The Central Bank of the UAE (CBUAE) has decided to raise interest rates, following the US Federal Reserve’s biggest interest rate hike since 1994.
While announcing the interest rate hike, the chairman of the US Federal Reserve Jerome Powell admitted that the US central bank was attempting to curb inflation without causing a recession.
“We at the Fed understand the hardship high inflation is causing. We are strongly committed to bringing inflation back down, and we are moving expeditiously to do so,” Powell said.
“My colleagues and I are acutely aware that high inflation imposes significant hardship, especially on those least able to meet the higher costs of essentials like food, housing, and transportation.”
GCC Central Banks follow Fed interest rate hike
Most Gulf central banks followed the US Federal Reserve on Wednesday, lifting their key interest rates by three-quarters of a percentage point, while Saudi Arabia made a smaller hike after the latest data showed inflation there slowing slightly.
GCC countries have their currencies pegged to the US dollar, except Kuwait.
The Saudi Central Bank lifted its repo and reverse repo rates by 50 basis points (bps) to 2.25 percent and 1.75 percent, respectively.
The Central Bank of Kuwait raised its discount rate by 25 bps to 2.25 percent. Its peg to a basket, the composition of which is undisclosed, gives it more room to diverge from Fed policy if domestic economic conditions call for that.
The UAE Central Bank increased the base rate applicable to overnight deposit facility (ODF) by 75 basis points, effective from Thursday, 16 June 2022, after the US Federal Reserve Board’s revealed its decision to increase the interest on reserve balances (IORB) by 75 basis points.
Attempt to curb inflation without causing a recession
Powell added that the US Federal Reserve cannot control all the factors driving inflation.
Due to the Russia-Ukraine crisis, oil prices have soared in 2022, hovering at approximately $110 per barrel, while the cost of commodities such as wheat have increased significantly.
“I think events of the last few months have raised the degree of difficulty, created great challenges,” Jerome Powell said.
“There’s a much bigger chance now that it’ll depend on factors that we don’t control. Fluctuations and spikes in commodity prices could wind up taking that option out of our hands.”
The CBUAE’s base rate, which is anchored to the US Federal Reserve’s IORB, signals the general stance of the central bank’s monetary policy. It also provides an effective interest rate floor for overnight money market rates.

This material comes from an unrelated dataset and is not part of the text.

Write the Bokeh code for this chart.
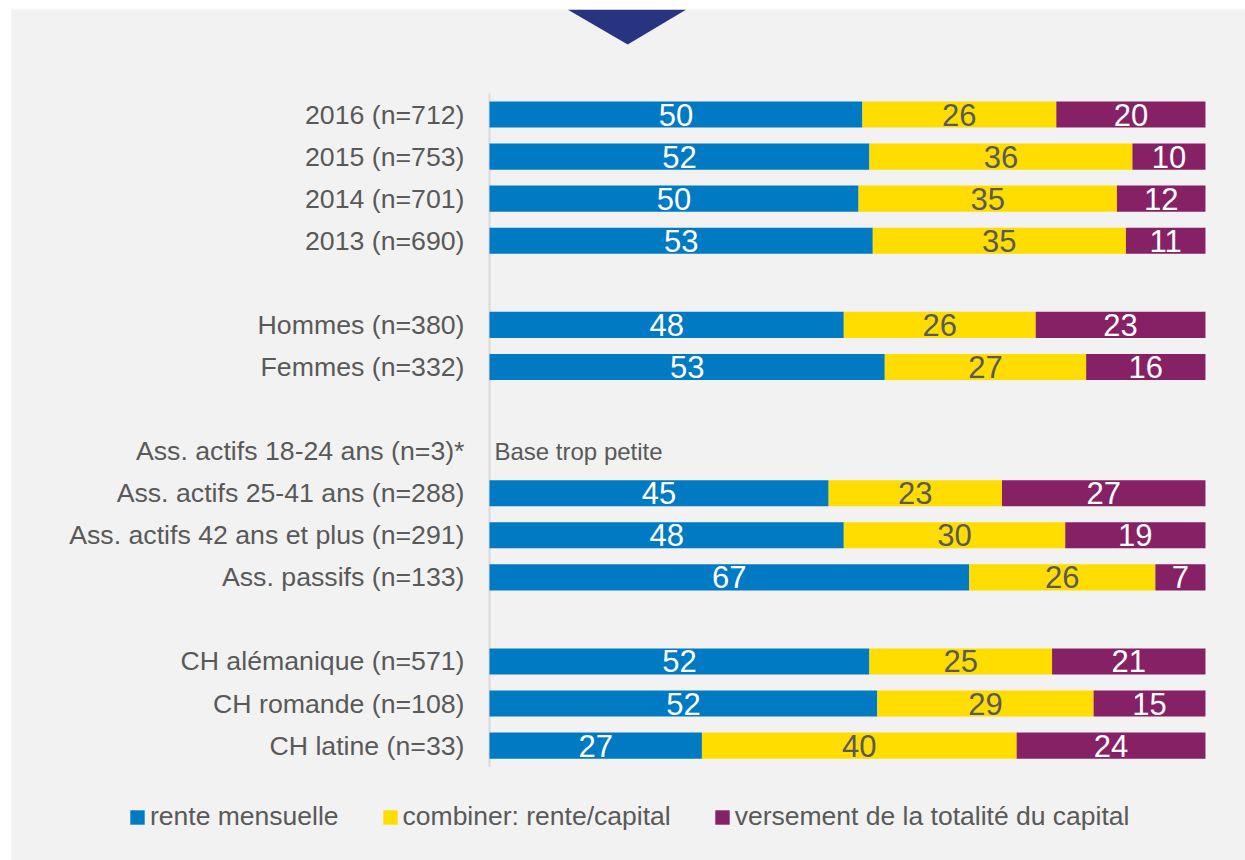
from bokeh.plotting import figure
from bokeh.models import ColumnDataSource, Range1d, Legend, LegendItem
from bokeh.core.properties import value
from bokeh.embed import file_html
from bokeh.resources import INLINE

# ---------------- data ----------------
categories = [
    "2016 (n=712)", "2015 (n=753)", "2014 (n=701)", "2013 (n=690)", "",
    "Hommes (n=380)", "Femmes (n=332)", "",
    "Ass. actifs 18-24 ans (n=3)*", "Ass. actifs 25-41 ans (n=288)",
    "Ass. actifs 42 ans et plus (n=291)", "Ass. passifs (n=133)", "",
    "CH alémanique (n=571)", "CH romande (n=108)", "CH latine (n=33)",
]
rente = [50, 52, 50, 53, None, 48, 53, None, None, 45, 48, 67, None, 52, 52, 27]
combiner = [26, 36, 35, 35, None, 26, 27, None, None, 23, 30, 26, None, 25, 29, 40]
versement = [20, 10, 12, 11, None, 23, 16, None, None, 27, 19, 7, None, 21, 15, 24]
series_names = ["rente mensuelle", "combiner: rente/capital",
                "versement de la totalité du capital"]
note_category = "Ass. actifs 18-24 ans (n=3)*"
note_text = "Base trop petite"

# ---------------- style ----------------
FONT = "Liberation Sans"
GREY_TXT = "#595959"
BG = "#F2F2F2"
COLORS = ["#007AC2", "#FFDD00", "#862165"]
LABEL_COLORS = ["#FFFFFF", GREY_TXT, "#FFFFFF"]

# ---------------- build sources ----------------
ys, a, b, c = [], [], [], []
seg_x, seg_y, seg_t, seg_c = [], [], [], []
for i, (r, m, v) in enumerate(zip(rente, combiner, versement)):
    if r is None:
        continue
    tot = r + m + v
    fr = [r / tot, m / tot, v / tot]
    ys.append(i)
    a.append(fr[0]); b.append(fr[1]); c.append(fr[2])
    left = 0.0
    for k, (f, val) in enumerate(zip(fr, (r, m, v))):
        seg_x.append(left + f / 2)
        seg_y.append(i)
        seg_t.append(str(val))
        seg_c.append(LABEL_COLORS[k])
        left += f

src = ColumnDataSource(dict(y=ys, a=a, b=b, c=c))
lab_src = ColumnDataSource(dict(x=seg_x, y=seg_y, t=seg_t, col=seg_c))
cat_idx = [i for i, cat in enumerate(categories) if cat]
cat_src = ColumnDataSource(dict(y=cat_idx, t=[categories[i] for i in cat_idx],
                                x=[0] * len(cat_idx)))

n = len(categories)
p = figure(
    width=1234, height=851,
    x_range=Range1d(-0.6676, 1.0559), y_range=Range1d(17.73, -2.496),
    x_axis_location=None, y_axis_location=None,
    output_backend="svg", toolbar_location=None,
    min_border_left=0, min_border_right=0, min_border_top=0, min_border_bottom=0,
    background_fill_color=BG, border_fill_color=BG,
    outline_line_color=None,
)
p.margin = (9, 0, 0, 11)
p.grid.visible = False

# axis line (spanning the categories only)
p.segment(x0=[0], y0=[-0.5], x1=[0], y1=[n - 0.5], line_color="#D9D9D9", line_width=2)

rs = p.hbar_stack(["a", "b", "c"], y="y", height=0.62, source=src,
                  color=COLORS, line_color=None)

p.text(x="x", y="y", text="t", source=lab_src, text_color="col",
       text_align="center", text_baseline="middle",
       text_font=value(FONT), text_font_size="31px")

# category labels
p.text(x="x", y="y", text="t", source=cat_src, x_offset=-25,
       text_align="right", text_baseline="middle", text_color=GREY_TXT,
       text_font=value(FONT), text_font_size="26.7px")

note_i = categories.index(note_category)
p.text(x=[0], y=[note_i], text=[note_text], x_offset=5,
       text_align="left", text_baseline="middle", text_color=GREY_TXT,
       text_font=value(FONT), text_font_size="24px")

# decorative navy triangle at top
tri_x = [0.109, 0.275, 0.193]
tri_y = [-2.496, -2.496, -1.664]
p.patch(tri_x, tri_y, color="#283480", line_color=None)

legend = Legend(
    items=[LegendItem(label=nm, renderers=[r]) for nm, r in zip(series_names, rs)],
    orientation="horizontal", location=(117, 28),
    glyph_width=18, glyph_height=18, label_standoff=4, spacing=42,
    padding=0, margin=0, border_line_color=None, background_fill_alpha=0,
    label_text_font=FONT, label_text_font_size="26.5px", label_text_color=GREY_TXT,
)
p.add_layout(legend, "center")

open("out.html", "w").write(file_html(p, INLINE))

Powell also pointed to the possibility of another rate hike following the next US Federal Reserve meeting in July.
An increasing number of economists are projecting a downturn in 2023 as the Fed struggles to get on top of inflation that’s running at its highest level in four decades, Bloomberg reported.
Nearly 70 percent of academic economists polled by the Financial Times and the University of Chicago foresee a contraction in gross domestic product (GDP) next year, according to a survey released on June 13.
Meanwhile, the rate applicable to borrowing short-term liquidity from the UAE central bank will be maintained through all standing credit facilities at 50 basis points above the base rate, the state-run news agency, Wam, confirmed.